▸ Data lines:
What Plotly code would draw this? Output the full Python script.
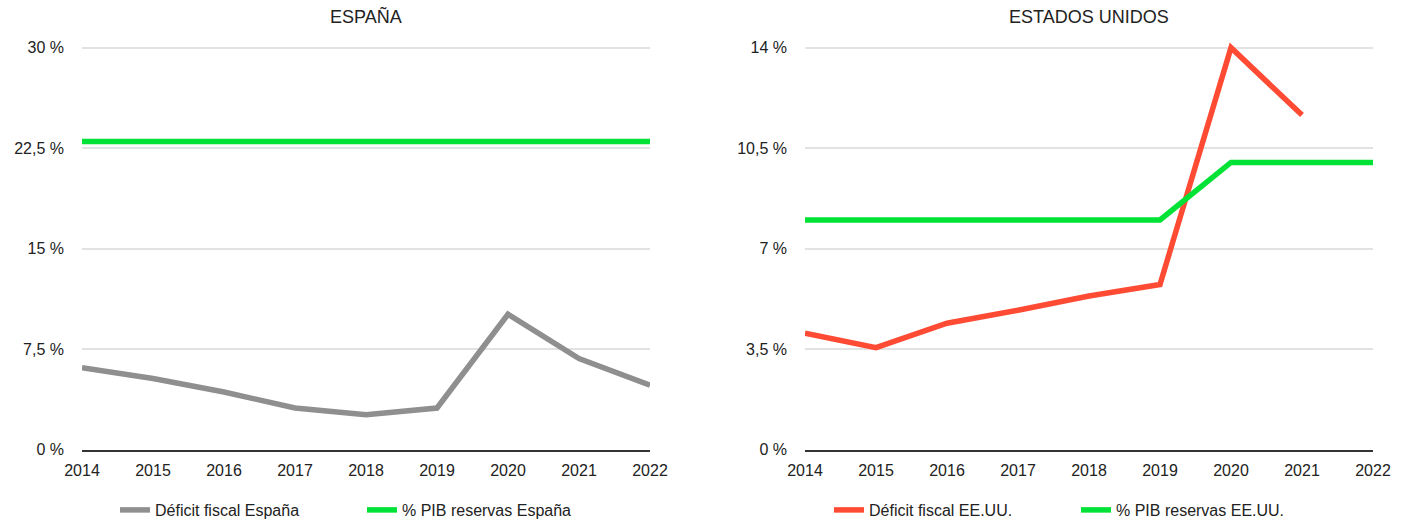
import plotly.graph_objects as go

# Years shared by both panels
years = [2014, 2015, 2016, 2017, 2018, 2019, 2020, 2021, 2022]

# España (% of GDP)
deficit_es = [6.1, 5.3, 4.3, 3.1, 2.6, 3.1, 10.1, 6.8, 4.8]
reservas_es = [23.0, 23.0, 23.0, 23.0, 23.0, 23.0, 23.0, 23.0, 23.0]

# Estados Unidos (% of GDP); 2022 deficit not available
deficit_us = [4.05, 3.55, 4.4, 4.85, 5.35, 5.75, 14.0, 11.65, None]
reservas_us = [8.0, 8.0, 8.0, 8.0, 8.0, 8.0, 10.0, 10.0, 10.0]

# Axis ticks
es_tickvals = [0, 7.5, 15, 22.5, 30]
es_ticktext = ["0 %", "7,5 %", "15 %", "22,5 %", "30 %"]
us_tickvals = [0, 3.5, 7, 10.5, 14]
us_ticktext = ["0 %", "3,5 %", "7 %", "10,5 %", "14 %"]

# Colours
GREY = "#8f8f8f"
GREEN = "#00e236"
RED = "#ff4b34"
TEXT = "#222222"
FONT = "Liberation Sans, Arial, Helvetica, sans-serif"

W, H = 1406, 527

# Plot-area geometry (pixels)
plot_top_px = 34
zero_px = 453
top_tick_px = 48
left_x0, left_x1 = 82, 650
right_x0, right_x1 = 805, 1373


def y_range(top_tick):
    per_px = top_tick / (zero_px - top_tick_px)
    return [0, top_tick + per_px * (top_tick_px - plot_top_px)]


y_dom = [1 - zero_px / H, 1 - plot_top_px / H]

fig = go.Figure()

line_w = 5.5
fig.add_trace(go.Scatter(x=years, y=deficit_es, mode="lines", name="Déficit fiscal España",
                         line=dict(color=GREY, width=line_w), xaxis="x", yaxis="y", legend="legend"))
fig.add_trace(go.Scatter(x=years, y=reservas_es, mode="lines", name="% PIB reservas España",
                         line=dict(color=GREEN, width=line_w), xaxis="x", yaxis="y", legend="legend"))
fig.add_trace(go.Scatter(x=years, y=deficit_us, mode="lines", name="Déficit fiscal EE.UU.",
                         line=dict(color=RED, width=line_w), xaxis="x2", yaxis="y2", legend="legend2",
                         connectgaps=False))
fig.add_trace(go.Scatter(x=years, y=reservas_us, mode="lines", name="% PIB reservas EE.UU.",
                         line=dict(color=GREEN, width=line_w), xaxis="x2", yaxis="y2", legend="legend2"))

xaxis_common = dict(
    range=[2014, 2022], tickvals=years, ticktext=[str(y) for y in years],
    showgrid=False, zeroline=False, showline=True, linecolor="#333333", linewidth=1.5,
    ticks="", ticklabelstandoff=5, automargin=False,
    tickfont=dict(family=FONT, size=16, color=TEXT),
)
yaxis_common = dict(
    showgrid=True, gridcolor="#e2e2e2", gridwidth=1.5, zeroline=False, showline=False,
    ticks="", ticklabelstandoff=17, automargin=False,
    tickfont=dict(family=FONT, size=16, color=TEXT),
)

legend_common = dict(
    orientation="h", xanchor="left", yanchor="middle", y=1 - 514 / H,
    font=dict(family=FONT, size=16, color=TEXT), bgcolor="rgba(0,0,0,0)",
    entrywidthmode="pixels", entrywidth=202, itemwidth=30,
)

fig.update_layout(
    width=W, height=H,
    margin=dict(l=0, r=0, t=0, b=0),
    paper_bgcolor="white", plot_bgcolor="white",
    showlegend=True,
    xaxis=dict(domain=[left_x0 / W, left_x1 / W], anchor="y", **xaxis_common),
    yaxis=dict(domain=y_dom, anchor="x", range=y_range(30), tickvals=es_tickvals,
               ticktext=es_ticktext, **yaxis_common),
    xaxis2=dict(domain=[right_x0 / W, right_x1 / W], anchor="y2", **xaxis_common),
    yaxis2=dict(domain=y_dom, anchor="x2", range=y_range(14), tickvals=us_tickvals,
                ticktext=us_ticktext, **yaxis_common),
    legend=dict(x=115 / W, **legend_common),
    legend2=dict(x=829 / W, **legend_common),
    annotations=[
        dict(text="ESPAÑA", x=(left_x0 + left_x1) / 2 / W, y=1 - 17 / H, xref="paper", yref="paper",
             xanchor="center", yanchor="middle", showarrow=False,
             font=dict(family=FONT, size=18, color=TEXT)),
        dict(text="ESTADOS UNIDOS", x=(right_x0 + right_x1) / 2 / W, y=1 - 17 / H, xref="paper",
             yref="paper", xanchor="center", yanchor="middle", showarrow=False,
             font=dict(family=FONT, size=18, color=TEXT)),
    ],
)

fig.write_html("out.html")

▸ What you will do: Omit every picture while copying the listing above exactly.

▸ Final answer:
What Plotly code would draw this? Output the full Python script.
import plotly.graph_objects as go

# Years shared by both panels
years = [2014, 2015, 2016, 2017, 2018, 2019, 2020, 2021, 2022]

# España (% of GDP)
deficit_es = [6.1, 5.3, 4.3, 3.1, 2.6, 3.1, 10.1, 6.8, 4.8]
reservas_es = [23.0, 23.0, 23.0, 23.0, 23.0, 23.0, 23.0, 23.0, 23.0]

# Estados Unidos (% of GDP); 2022 deficit not available
deficit_us = [4.05, 3.55, 4.4, 4.85, 5.35, 5.75, 14.0, 11.65, None]
reservas_us = [8.0, 8.0, 8.0, 8.0, 8.0, 8.0, 10.0, 10.0, 10.0]

# Axis ticks
es_tickvals = [0, 7.5, 15, 22.5, 30]
es_ticktext = ["0 %", "7,5 %", "15 %", "22,5 %", "30 %"]
us_tickvals = [0, 3.5, 7, 10.5, 14]
us_ticktext = ["0 %", "3,5 %", "7 %", "10,5 %", "14 %"]

# Colours
GREY = "#8f8f8f"
GREEN = "#00e236"
RED = "#ff4b34"
TEXT = "#222222"
FONT = "Liberation Sans, Arial, Helvetica, sans-serif"

W, H = 1406, 527

# Plot-area geometry (pixels)
plot_top_px = 34
zero_px = 453
top_tick_px = 48
left_x0, left_x1 = 82, 650
right_x0, right_x1 = 805, 1373


def y_range(top_tick):
    per_px = top_tick / (zero_px - top_tick_px)
    return [0, top_tick + per_px * (top_tick_px - plot_top_px)]


y_dom = [1 - zero_px / H, 1 - plot_top_px / H]

fig = go.Figure()

line_w = 5.5
fig.add_trace(go.Scatter(x=years, y=deficit_es, mode="lines", name="Déficit fiscal España",
                         line=dict(color=GREY, width=line_w), xaxis="x", yaxis="y", legend="legend"))
fig.add_trace(go.Scatter(x=years, y=reservas_es, mode="lines", name="% PIB reservas España",
                         line=dict(color=GREEN, width=line_w), xaxis="x", yaxis="y", legend="legend"))
fig.add_trace(go.Scatter(x=years, y=deficit_us, mode="lines", name="Déficit fiscal EE.UU.",
                         line=dict(color=RED, width=line_w), xaxis="x2", yaxis="y2", legend="legend2",
                         connectgaps=False))
fig.add_trace(go.Scatter(x=years, y=reservas_us, mode="lines", name="% PIB reservas EE.UU.",
                         line=dict(color=GREEN, width=line_w), xaxis="x2", yaxis="y2", legend="legend2"))

xaxis_common = dict(
    range=[2014, 2022], tickvals=years, ticktext=[str(y) for y in years],
    showgrid=False, zeroline=False, showline=True, linecolor="#333333", linewidth=1.5,
    ticks="", ticklabelstandoff=5, automargin=False,
    tickfont=dict(family=FONT, size=16, color=TEXT),
)
yaxis_common = dict(
    showgrid=True, gridcolor="#e2e2e2", gridwidth=1.5, zeroline=False, showline=False,
    ticks="", ticklabelstandoff=17, automargin=False,
    tickfont=dict(family=FONT, size=16, color=TEXT),
)

legend_common = dict(
    orientation="h", xanchor="left", yanchor="middle", y=1 - 514 / H,
    font=dict(family=FONT, size=16, color=TEXT), bgcolor="rgba(0,0,0,0)",
    entrywidthmode="pixels", entrywidth=202, itemwidth=30,
)

fig.update_layout(
    width=W, height=H,
    margin=dict(l=0, r=0, t=0, b=0),
    paper_bgcolor="white", plot_bgcolor="white",
    showlegend=True,
    xaxis=dict(domain=[left_x0 / W, left_x1 / W], anchor="y", **xaxis_common),
    yaxis=dict(domain=y_dom, anchor="x", range=y_range(30), tickvals=es_tickvals,
               ticktext=es_ticktext, **yaxis_common),
    xaxis2=dict(domain=[right_x0 / W, right_x1 / W], anchor="y2", **xaxis_common),
    yaxis2=dict(domain=y_dom, anchor="x2", range=y_range(14), tickvals=us_tickvals,
                ticktext=us_ticktext, **yaxis_common),
    legend=dict(x=115 / W, **legend_common),
    legend2=dict(x=829 / W, **legend_common),
    annotations=[
        dict(text="ESPAÑA", x=(left_x0 + left_x1) / 2 / W, y=1 - 17 / H, xref="paper", yref="paper",
             xanchor="center", yanchor="middle", showarrow=False,
             font=dict(family=FONT, size=18, color=TEXT)),
        dict(text="ESTADOS UNIDOS", x=(right_x0 + right_x1) / 2 / W, y=1 - 17 / H, xref="paper",
             yref="paper", xanchor="center", yanchor="middle", showarrow=False,
             font=dict(family=FONT, size=18, color=TEXT)),
    ],
)

fig.write_html("out.html")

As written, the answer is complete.